Il est cependant utile de préciser que la catégorie Investment Grade comprend trois sous catégories : les actifs de haute qualité (AAA à AA-) auxquels appartient pour le moment la dette française, les actifs de qualité moyenne supérieure (A+ à A-), les actifs de qualité moyenne inférieure (BBB+ à BBB-).
Depuis la mise en place de l’Euro la dette française a toujours appartenu à la première catégorie. Elle est une dette très recherchée par les investisseurs. Ce qui n’a jamais été le cas des dettes de l’Espagne, du Portugal, et de l’Italie.

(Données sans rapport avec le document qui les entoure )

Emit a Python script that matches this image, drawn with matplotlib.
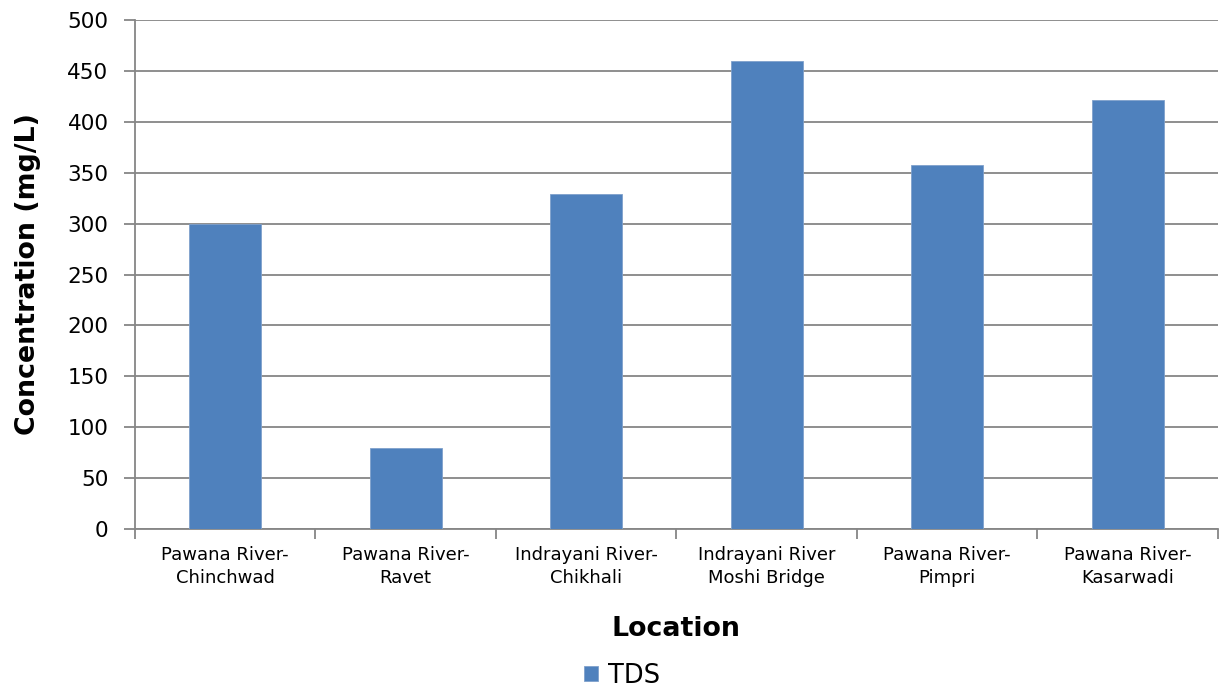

Quand on croise le montant de la dette française (3 345,4 Mds€ à la fin du 1er trimestre 2025) et sa trajectoire, la part des non-résidents dans les détenteurs (54,7%) et son évolution, les données sont plus inquiétantes. La dette italienne est certes importante mais la part des non-résidents est de 27%. Idem pour le Japon (non-résidents 10%), et les Etats-Unis (22%). Nous ne cessons de le marteler au travers de nos notes, la France n’a plus les moyens de sa politique. Des arbitrages conséquents s’imposent d’urgence pour inverser la tendance. Est-ce possible ? Théoriquement oui, mais quand on assiste au spectacle lamentable des différents partis politiques, on se le demande.
Conclusion
Une dégradation d’un notch de la notation de la dette française à l’automne peut avoir un effet limité, car c’est une situation de fait avérée depuis plusieurs mois. Mais la situation peut tout aussi bien déraper et devenir incontrôlable. Personne ne peut prédire la réaction des non-résidents. Espérons et, c’est plus que probable, qu’ils ont anticipé la situation. Quoi qu’il en soit, la France doit engager d’urgence des mesures drastiques et normalement tout le monde devrait être d’accord avec cela. Le contraire est nier la réalité. C’est ce qu’attendent avec patience pour le moment les investisseurs, détenteurs de la dette publique française. La patience de chacun a ses limites.